[Exercise brief] Can you transcribe every line exactly and leave the pictures behind?
►
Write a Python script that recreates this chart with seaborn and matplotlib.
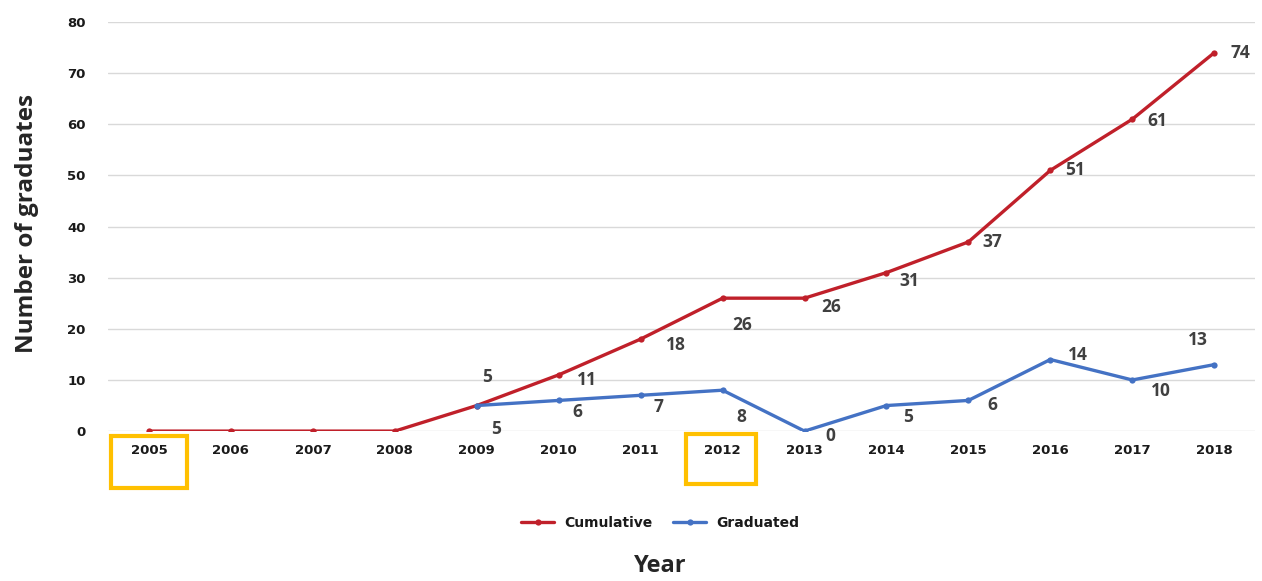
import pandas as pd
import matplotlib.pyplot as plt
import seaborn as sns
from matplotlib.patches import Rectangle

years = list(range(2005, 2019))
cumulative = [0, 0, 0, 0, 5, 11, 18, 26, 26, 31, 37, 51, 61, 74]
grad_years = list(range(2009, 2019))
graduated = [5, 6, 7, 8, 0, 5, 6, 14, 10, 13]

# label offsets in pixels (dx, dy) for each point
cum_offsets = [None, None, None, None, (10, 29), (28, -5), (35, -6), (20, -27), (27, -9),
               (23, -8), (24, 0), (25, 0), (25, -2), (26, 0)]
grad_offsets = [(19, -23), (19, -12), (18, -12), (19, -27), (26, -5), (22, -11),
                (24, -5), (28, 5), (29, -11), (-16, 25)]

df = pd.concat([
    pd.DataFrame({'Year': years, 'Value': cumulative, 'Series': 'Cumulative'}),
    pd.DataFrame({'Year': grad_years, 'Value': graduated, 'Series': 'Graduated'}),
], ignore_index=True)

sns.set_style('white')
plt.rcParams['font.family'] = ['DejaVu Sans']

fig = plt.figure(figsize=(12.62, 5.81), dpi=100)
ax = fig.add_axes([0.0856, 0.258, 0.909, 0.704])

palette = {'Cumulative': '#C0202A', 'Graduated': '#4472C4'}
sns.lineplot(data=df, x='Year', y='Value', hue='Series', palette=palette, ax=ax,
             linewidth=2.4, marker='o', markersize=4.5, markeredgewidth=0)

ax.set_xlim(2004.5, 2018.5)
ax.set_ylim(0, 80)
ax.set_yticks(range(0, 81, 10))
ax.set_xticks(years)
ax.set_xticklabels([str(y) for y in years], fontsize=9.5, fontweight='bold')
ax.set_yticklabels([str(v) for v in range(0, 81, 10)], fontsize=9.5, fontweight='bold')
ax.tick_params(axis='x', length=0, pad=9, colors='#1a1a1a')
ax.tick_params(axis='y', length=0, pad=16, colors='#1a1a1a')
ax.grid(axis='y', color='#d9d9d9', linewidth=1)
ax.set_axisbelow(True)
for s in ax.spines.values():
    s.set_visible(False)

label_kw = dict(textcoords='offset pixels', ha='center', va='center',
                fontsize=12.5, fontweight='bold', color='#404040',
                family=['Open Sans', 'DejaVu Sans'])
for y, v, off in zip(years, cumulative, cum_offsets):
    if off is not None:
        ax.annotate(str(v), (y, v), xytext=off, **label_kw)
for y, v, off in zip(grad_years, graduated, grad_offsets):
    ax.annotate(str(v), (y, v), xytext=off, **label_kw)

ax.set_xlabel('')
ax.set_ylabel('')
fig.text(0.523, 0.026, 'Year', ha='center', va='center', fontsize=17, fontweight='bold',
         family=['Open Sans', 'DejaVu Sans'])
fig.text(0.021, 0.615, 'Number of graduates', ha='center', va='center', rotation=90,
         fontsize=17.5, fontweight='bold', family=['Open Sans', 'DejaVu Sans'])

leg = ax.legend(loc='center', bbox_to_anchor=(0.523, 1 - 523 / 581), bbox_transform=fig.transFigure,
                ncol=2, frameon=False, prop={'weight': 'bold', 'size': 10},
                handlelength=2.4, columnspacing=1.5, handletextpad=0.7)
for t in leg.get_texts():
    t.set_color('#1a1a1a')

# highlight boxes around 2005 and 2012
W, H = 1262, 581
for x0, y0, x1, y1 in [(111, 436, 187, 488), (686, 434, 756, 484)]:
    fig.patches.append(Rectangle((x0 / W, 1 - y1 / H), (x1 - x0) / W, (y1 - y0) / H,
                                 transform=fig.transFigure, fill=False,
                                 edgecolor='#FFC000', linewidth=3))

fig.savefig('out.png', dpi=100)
◄
[Finished exercise]
Write a Python script that recreates this chart with seaborn and matplotlib.
import pandas as pd
import matplotlib.pyplot as plt
import seaborn as sns
from matplotlib.patches import Rectangle

years = list(range(2005, 2019))
cumulative = [0, 0, 0, 0, 5, 11, 18, 26, 26, 31, 37, 51, 61, 74]
grad_years = list(range(2009, 2019))
graduated = [5, 6, 7, 8, 0, 5, 6, 14, 10, 13]

# label offsets in pixels (dx, dy) for each point
cum_offsets = [None, None, None, None, (10, 29), (28, -5), (35, -6), (20, -27), (27, -9),
               (23, -8), (24, 0), (25, 0), (25, -2), (26, 0)]
grad_offsets = [(19, -23), (19, -12), (18, -12), (19, -27), (26, -5), (22, -11),
                (24, -5), (28, 5), (29, -11), (-16, 25)]

df = pd.concat([
    pd.DataFrame({'Year': years, 'Value': cumulative, 'Series': 'Cumulative'}),
    pd.DataFrame({'Year': grad_years, 'Value': graduated, 'Series': 'Graduated'}),
], ignore_index=True)

sns.set_style('white')
plt.rcParams['font.family'] = ['DejaVu Sans']

fig = plt.figure(figsize=(12.62, 5.81), dpi=100)
ax = fig.add_axes([0.0856, 0.258, 0.909, 0.704])

palette = {'Cumulative': '#C0202A', 'Graduated': '#4472C4'}
sns.lineplot(data=df, x='Year', y='Value', hue='Series', palette=palette, ax=ax,
             linewidth=2.4, marker='o', markersize=4.5, markeredgewidth=0)

ax.set_xlim(2004.5, 2018.5)
ax.set_ylim(0, 80)
ax.set_yticks(range(0, 81, 10))
ax.set_xticks(years)
ax.set_xticklabels([str(y) for y in years], fontsize=9.5, fontweight='bold')
ax.set_yticklabels([str(v) for v in range(0, 81, 10)], fontsize=9.5, fontweight='bold')
ax.tick_params(axis='x', length=0, pad=9, colors='#1a1a1a')
ax.tick_params(axis='y', length=0, pad=16, colors='#1a1a1a')
ax.grid(axis='y', color='#d9d9d9', linewidth=1)
ax.set_axisbelow(True)
for s in ax.spines.values():
    s.set_visible(False)

label_kw = dict(textcoords='offset pixels', ha='center', va='center',
                fontsize=12.5, fontweight='bold', color='#404040',
                family=['Open Sans', 'DejaVu Sans'])
for y, v, off in zip(years, cumulative, cum_offsets):
    if off is not None:
        ax.annotate(str(v), (y, v), xytext=off, **label_kw)
for y, v, off in zip(grad_years, graduated, grad_offsets):
    ax.annotate(str(v), (y, v), xytext=off, **label_kw)

ax.set_xlabel('')
ax.set_ylabel('')
fig.text(0.523, 0.026, 'Year', ha='center', va='center', fontsize=17, fontweight='bold',
         family=['Open Sans', 'DejaVu Sans'])
fig.text(0.021, 0.615, 'Number of graduates', ha='center', va='center', rotation=90,
         fontsize=17.5, fontweight='bold', family=['Open Sans', 'DejaVu Sans'])

leg = ax.legend(loc='center', bbox_to_anchor=(0.523, 1 - 523 / 581), bbox_transform=fig.transFigure,
                ncol=2, frameon=False, prop={'weight': 'bold', 'size': 10},
                handlelength=2.4, columnspacing=1.5, handletextpad=0.7)
for t in leg.get_texts():
    t.set_color('#1a1a1a')

# highlight boxes around 2005 and 2012
W, H = 1262, 581
for x0, y0, x1, y1 in [(111, 436, 187, 488), (686, 434, 756, 484)]:
    fig.patches.append(Rectangle((x0 / W, 1 - y1 / H), (x1 - x0) / W, (y1 - y0) / H,
                                 transform=fig.transFigure, fill=False,
                                 edgecolor='#FFC000', linewidth=3))

fig.savefig('out.png', dpi=100)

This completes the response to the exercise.